Brussels, Belgium (May 27, 2005)–Etages Ion in Brussels has become the first recording studio in Europe to install Geoffrey Daking’s 1112 Custom console. Supplied by Raf Lenssens of Joystick Audio, Daking’s distributor for the Benelux countries, the 32-channel analog console was chosen for its ease-of-use and for the improved sound quality that it brings to a digital recording environment, according to studio owner Yves “Duke” Baudhuin.
Yves “Duke” Baudhuin, owner of Etages Ion in Brussels, purchased the first Daking console in Europe.
After Baudhuin showed Lenssens his recording setup and explained the way that he preferred to work, the distributor made arrangements for the engineer to evaluate several Daking rack units, including the Mic-Pre IV and the FET Compressor. “I compared them with what I had,” said Baudhuin. “It was the EQ that grabbed my attention from the start. The Daking preamps also sounded great, and I felt that this could be the combination I was looking for. I tested some other preamps from other manufacturers but I always came back to Daking. I was convinced, and the idea of a Daking console was born.”
“What I was looking for was a console that sounded very good,” he continued, “une console qui sonne,’ as we say. So, I took the important step for the future of my studio and bought the Daking. Now that the console is installed I feel very comfortable and it really sounds great. I must say that the ease-of-use, the musical feel, and the personal approach of the Daking 1112 console allows me to concentrate on the main thing: the music.”

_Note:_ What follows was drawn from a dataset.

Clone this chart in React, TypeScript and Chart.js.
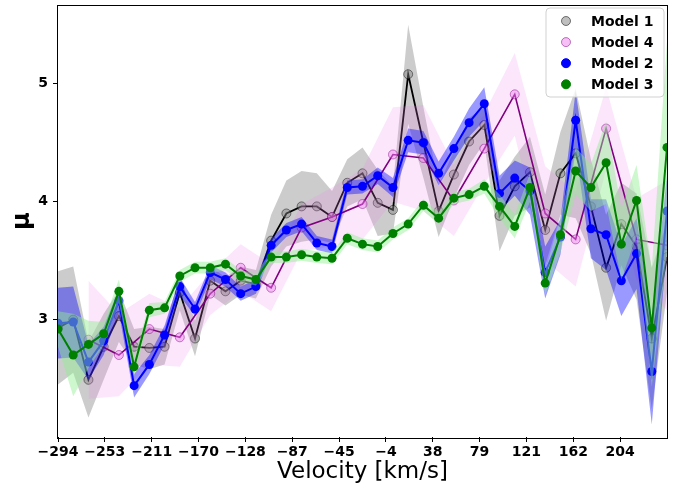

Baudhuin, who records to a Soundscape hard disc system, likes to use both digital and analog equipment to achieve the best results, as he explained. “I like to say that I am not against digital and I am not addicted to analog. I am simply used to a certain way of working and a way to get the sound that I want.”

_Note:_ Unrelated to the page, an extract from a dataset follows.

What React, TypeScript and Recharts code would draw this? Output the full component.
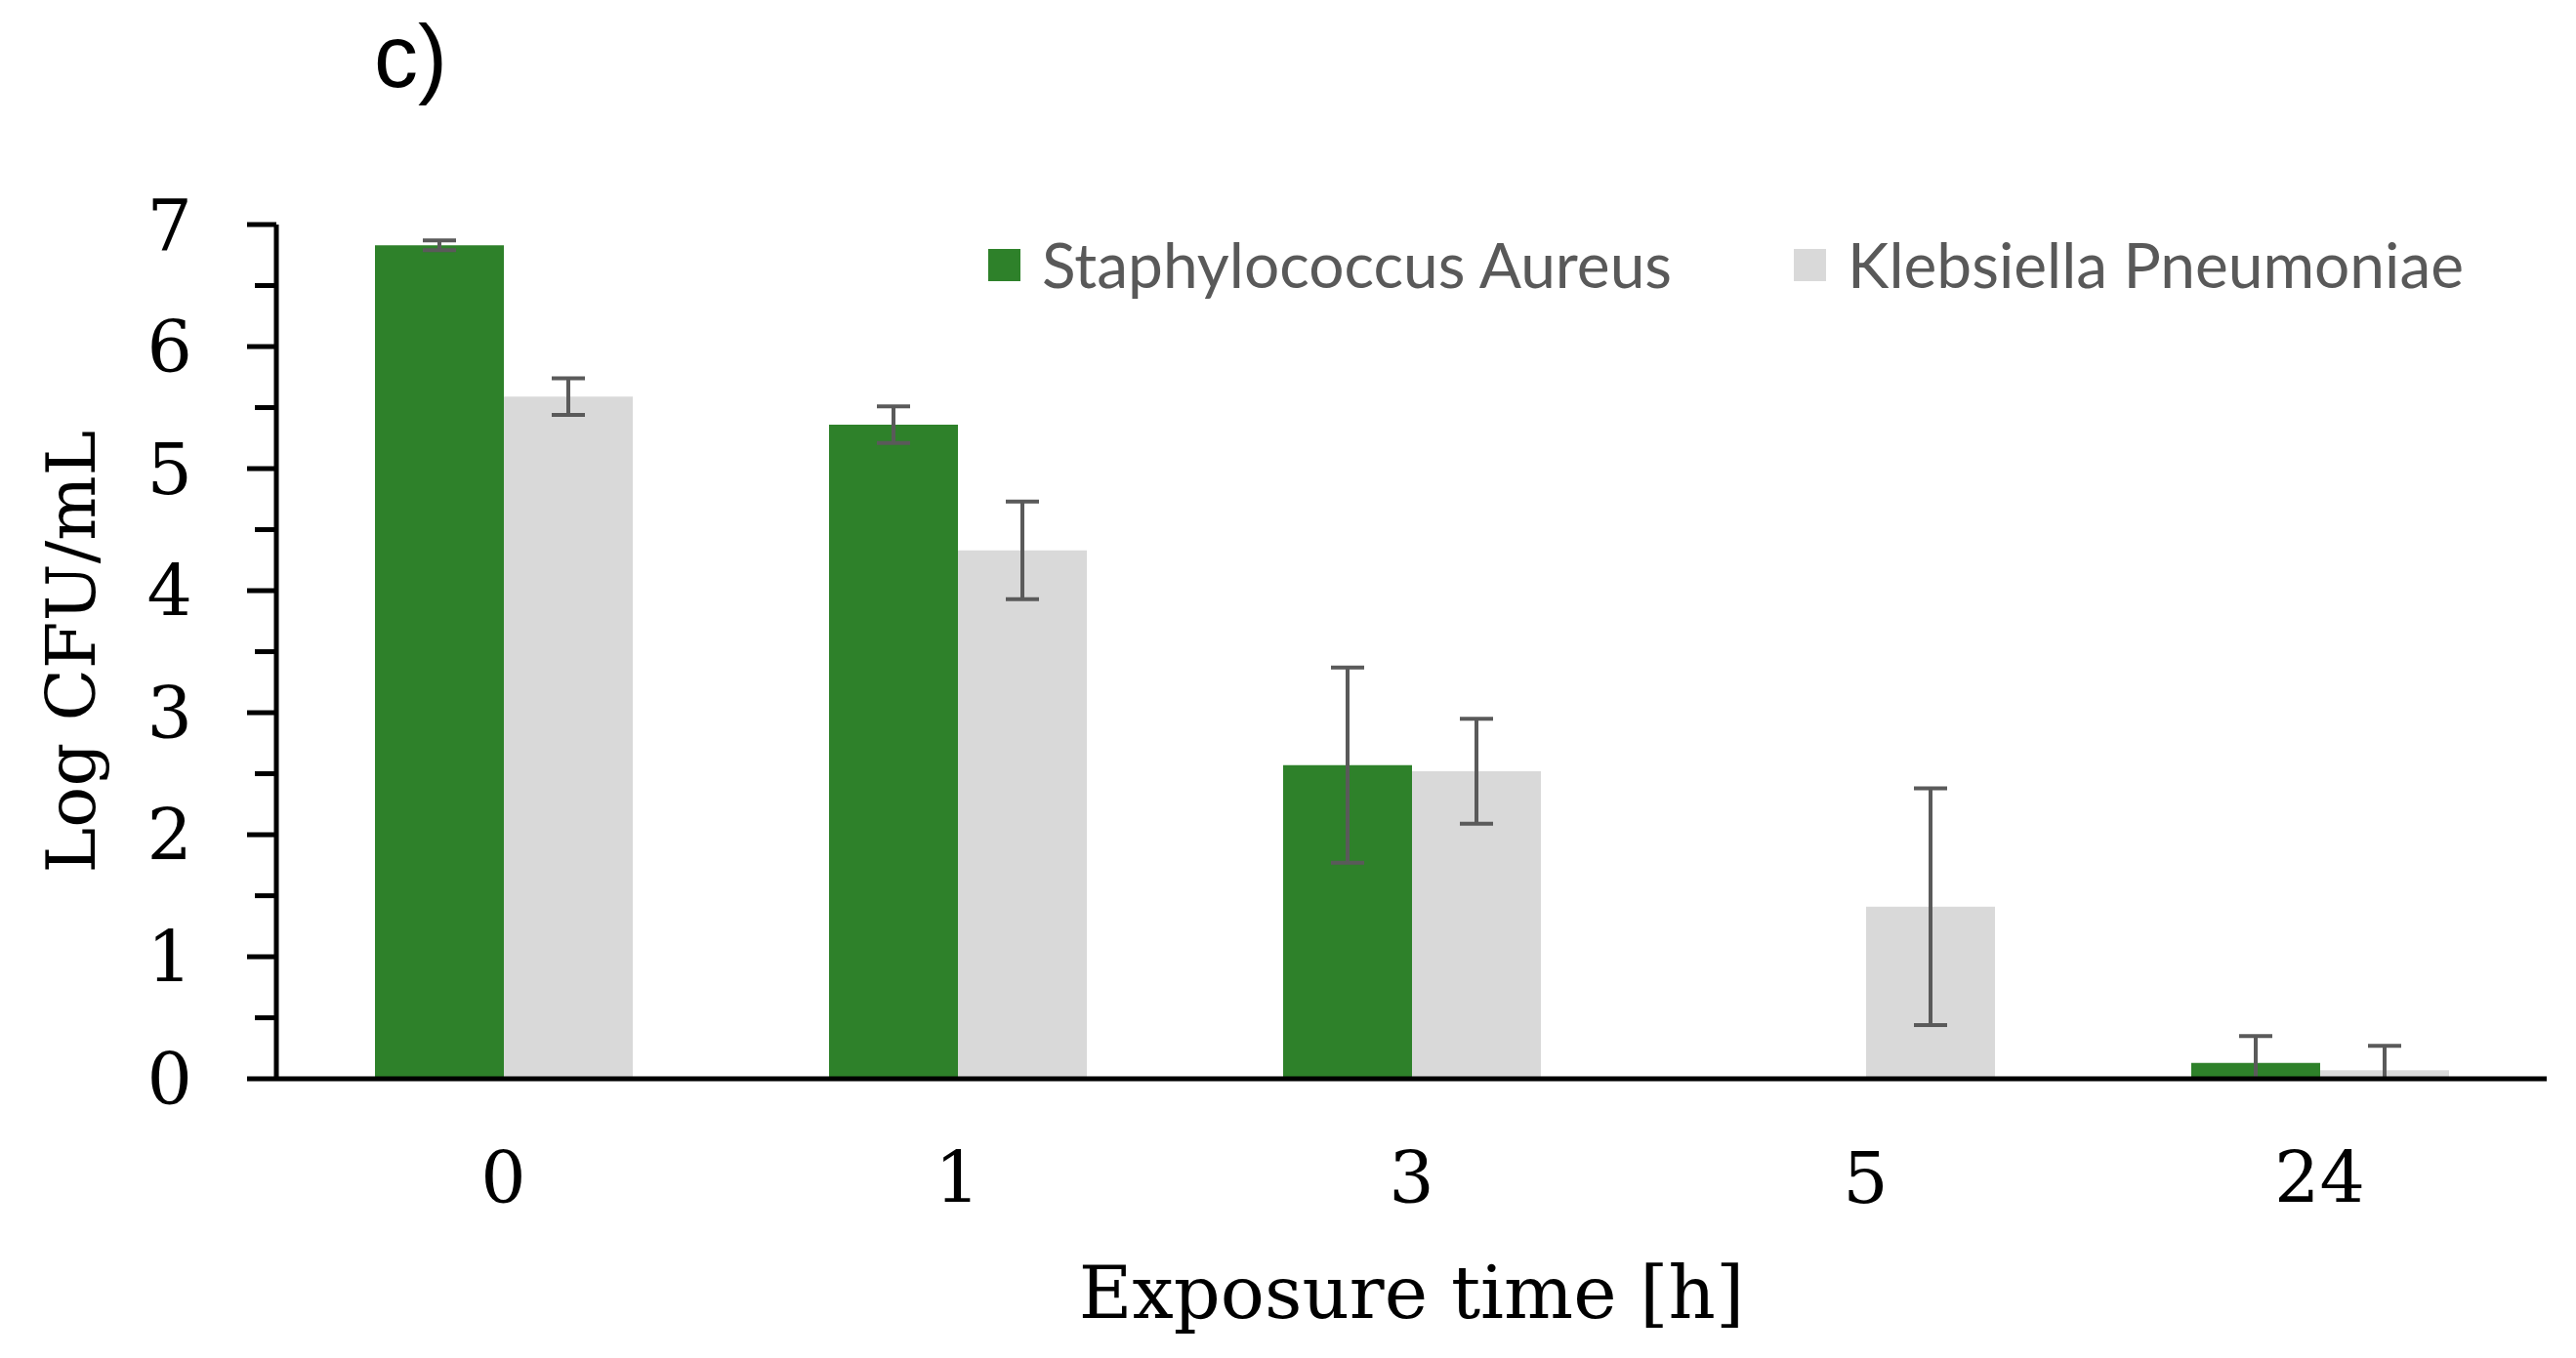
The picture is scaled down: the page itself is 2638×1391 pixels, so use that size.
import React from 'react';
import { BarChart, Bar, XAxis, YAxis, ErrorBar, Legend } from 'recharts';

// exposure times (h) and log CFU/mL means with their error (±)
const hours = ['0', '1', '3', '5', '24'];
const staphMean = [6.83, 5.36, 2.57, 0, 0.13];
const staphErr = [0.04, 0.15, 0.8, 0, 0.22];
const klebMean = [5.59, 4.33, 2.52, 1.41, 0.07];
const klebErr = [0.15, 0.4, 0.43, 0.97, 0.2];
const yTicks = [0, 0.5, 1, 1.5, 2, 2.5, 3, 3.5, 4, 4.5, 5, 5.5, 6, 6.5, 7];
const seriesNames = ['Staphylococcus Aureus', 'Klebsiella Pneumoniae'];

const GREEN = '#2E812A';
const GREY = '#D9D9D9';
const SERIF = '"DejaVu Serif", serif';

// lower whisker is cut at the axis, as in the original plot
const errRange = (mean: number, err: number) => (err > 0 ? [Math.min(err, mean), err] : 0);

const data = hours.map((h, i) => ({
  hour: h,
  staph: staphMean[i],
  staphErr: errRange(staphMean[i], staphErr[i]),
  kleb: klebMean[i],
  klebErr: errRange(klebMean[i], klebErr[i]),
}));

const YTick = ({ x, y, payload }: any) => {
  const major = Number.isInteger(payload.value);
  return (
    <g>
      <line x1={x} x2={x - (major ? 30 : 22)} y1={y} y2={y} stroke="#000" strokeWidth={5} />
      {major && (
        <text x={x - 86} y={y} dy="0.36em" textAnchor="end" fontFamily={SERIF} fontSize={73} fill="#000">
          {payload.value}
        </text>
      )}
    </g>
  );
};

const XTick = ({ x, y, payload }: any) => (
  <text x={x} y={y + 127} textAnchor="middle" fontFamily={SERIF} fontSize={73} fill="#000">
    {payload.value}
  </text>
);

const renderLegend = ({ payload }: any) => {
  const items = [...(payload || [])].sort(
    (a: any, b: any) => seriesNames.indexOf(a.value) - seriesNames.indexOf(b.value)
  );
  return (
    <div style={{ display: 'flex', alignItems: 'center', gap: 125 }}>
      {items.map((item: any) => (
        <div key={item.value} style={{ display: 'flex', alignItems: 'center' }}>
          <div style={{ width: 33, height: 33, background: item.color, marginRight: 22 }} />
          <span style={{ fontFamily: 'Lato, sans-serif', fontSize: 64, lineHeight: 1, color: '#595959' }}>
            {item.value}
          </span>
        </div>
      ))}
    </div>
  );
};

export default function App() {
  return (
    <div style={{ position: 'absolute', left: 0, top: 0, width: 2638, height: 1391, background: '#fff' }}>
      <div
        style={{
          position: 'absolute',
          left: 383,
          top: 13,
          fontFamily: '"Liberation Sans", Arial, sans-serif',
          fontSize: 90,
          lineHeight: 1,
          color: '#000',
        }}
      >
        c)
      </div>
      <BarChart
        width={2638}
        height={1391}
        data={data}
        margin={{ top: 230, right: 30, bottom: 26, left: 83 }}
        barCategoryGap={101}
        barGap={0}
      >
        <Legend
          layout="horizontal"
          verticalAlign="middle"
          align="center"
          wrapperStyle={{ left: 1012, top: 239, width: 'auto' }}
          content={renderLegend}
        />
        <Bar dataKey="staph" name={seriesNames[0]} fill={GREEN} isAnimationActive={false}>
          <ErrorBar dataKey="staphErr" width={17} stroke="#5a5a5a" strokeWidth={4} direction="y" />
        </Bar>
        <Bar dataKey="kleb" name={seriesNames[1]} fill={GREY} isAnimationActive={false}>
          <ErrorBar dataKey="klebErr" width={17} stroke="#5a5a5a" strokeWidth={4} direction="y" />
        </Bar>
        <YAxis
          type="number"
          domain={[0, 7]}
          ticks={yTicks}
          interval={0}
          width={200}
          tickLine={false}
          tickSize={0}
          tickMargin={0}
          axisLine={{ stroke: '#000', strokeWidth: 5 }}
          tick={<YTick />}
          label={{
            content: ({ viewBox }: any) => {
              const cx = viewBox.x + 14;
              const cy = viewBox.y + viewBox.height / 2;
              return (
                <text
                  x={cx}
                  y={cy}
                  transform={`rotate(-90, ${cx}, ${cy})`}
                  textAnchor="middle"
                  fontFamily={SERIF}
                  fontSize={70}
                  fill="#000"
                >
                  Log CFU/mL
                </text>
              );
            },
          }}
        />
        <XAxis
          dataKey="hour"
          height={260}
          tickLine={false}
          tickSize={0}
          tickMargin={0}
          interval={0}
          axisLine={{ stroke: '#000', strokeWidth: 5 }}
          tick={<XTick />}
          label={{
            content: ({ viewBox }: any) => (
              <text
                x={viewBox.x + viewBox.width / 2}
                y={viewBox.y + 245}
                textAnchor="middle"
                fontFamily={SERIF}
                fontSize={75}
                fill="#000"
              >
                Exposure time [h]
              </text>
            ),
          }}
        />
      </BarChart>
    </div>
  );
}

In the past, that has involved routing through high-end analog mic preamps, equalizers and other signal processors before the recorder. But Baudhuin discovered that he was still not happy with the sound, and ended up patching signals from the computer once more through outboard analog gear. “The result was much better and I got the sound I wanted much faster,” he reported.
But with only a limited number of outboard units at his disposal, said Baudhuin, he had to choose the tracks that he wanted to treat that way very carefully. Adding more high-end equipment would have involved more complex cabling, and in any case, he said, “I missed the ergonomics of a normal studio setup. So, my desire to work with a real console and get a better sound started to take form.”
But consoles incorporating the features that he wanted were either too expensive or too cheap, and therefore not an upgrade in quality. And a used desk was out of the question due to the maintenance issues. Mixing “inside the box,” Baudhuin observed that he has no need for many of the features found on bigger, more expensive consoles. “I do not need 24 output busses, ten auxes, and a compressor on each channel. Nor do I need automation. The automation in Soundscape was more than I needed.”
Digital consoles were never really an option, he added. “Even with the advantages like price, automation, total reset, and so on, I find it too redundant, when you look at what you can do in the workstation.” There is also, what he refers to as, a lack of “global vision” on most digital consoles, where channels are often controlled from a single assignment panel. “I believe there is an enormous difference when we create a mix with a classic console, with so many EQs and faders, than when we do that with a digital console, with plenty of faders but only one set of EQ controls. It is much easier to see what you are doing with an analog console.”